AFT members carrying banners and chanting “classrooms, not cages” shut down Connecticut Avenue, a major thoroughfare in Washington, D.C., Friday night, July 12, on their way to Lights for Liberty, a vigil for children being held at the U.S.-Mexico border. Dozens of teachers and school support staff marched en masse to Lafayette Park, across from the White House, joining hundreds of other activists gathered there to say “no more” to the atrocities taking place in the U.S. detention camps for immigrant families seeking asylum.
Speakers—including Spanish-speaking asylum-seekers who were themselves held at the border—recounted the prison-like conditions at the camps, where children are being held in chainlink-fence pens and where families are forced to sleep on cold floors under bright lights, denied regular meals, refused the opportunity to shower, exposed to sickness and often separated from one another. Speakers also talked about a new wave of Immigration and Customs Enforcement (ICE) raids scheduled to begin this weekend in a “sweep” ordered by President Trump.

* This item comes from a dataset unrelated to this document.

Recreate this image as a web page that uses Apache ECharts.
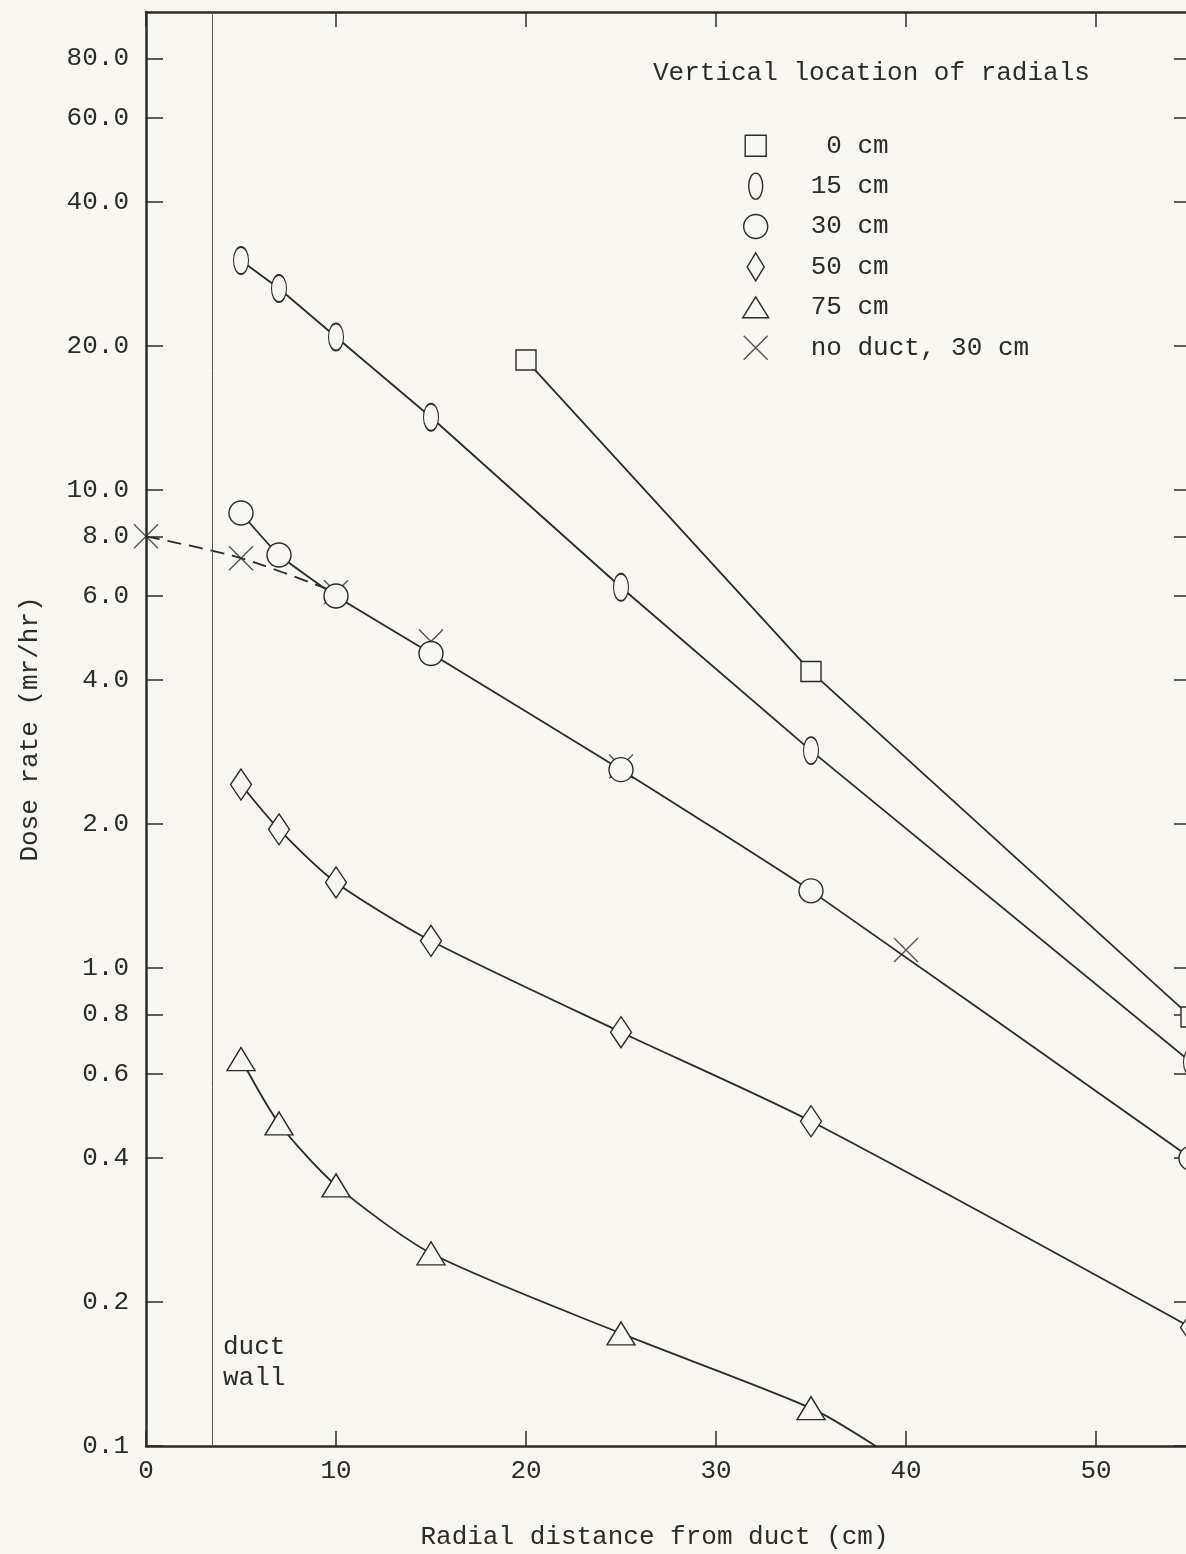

Alexandra Hernandez, a teacher in New York City and a member of the United Federation of Teachers, said one parent at her school asked her, “If ICE gets me, will you take care of my kids?”
“They live in fear,” said Hernandez, who was visibly shaken retelling the story. That’s why she continues to protest. “I use my union power to advocate for these children, to speak for the people who don’t have a voice.”
Many compared the inhumane treatment and separation of immigrant communities to the early years of the Holocaust. AFT President Randi Weingarten, who spoke from the stage, echoed one of the chants that carried across the park to the White House just yards away: “Never again means never again.”“We need a coalition of the righteous, a coalition of teachers, a coalition of children, parents and faith leaders to demand righteousness for our children,” she said. “There is no way this country can put children in cages as opposed to classrooms.”
The vigil was part of a global action protesting the Trump administration’s immigration policies: Similar events were held in 700 cities in the United States and abroad—from Grand Rapids, Mich., to Guadalajara, Mexico and from San Diego to Dakar, Senegal.
The scope of the vigil was both global and local. Gleeson Young, a teacher in Washington, D.C., and a member of the Washington Teachers’ Union, said she is dreading a return to summer school Monday because ICE raids are expected in the area over the weekend, and she is afraid of what might happen to her students. Young’s school holds classes about what to do if ICE comes, and they include a chilling example of what it sounds like when ICE knocks on the door. Immigrant families are “being targeted like criminals,” she said. “It is heartbreaking.”
“We must fight back,” said Weingarten at the vigil.” Tonight must be a renewal of protest and resistance.”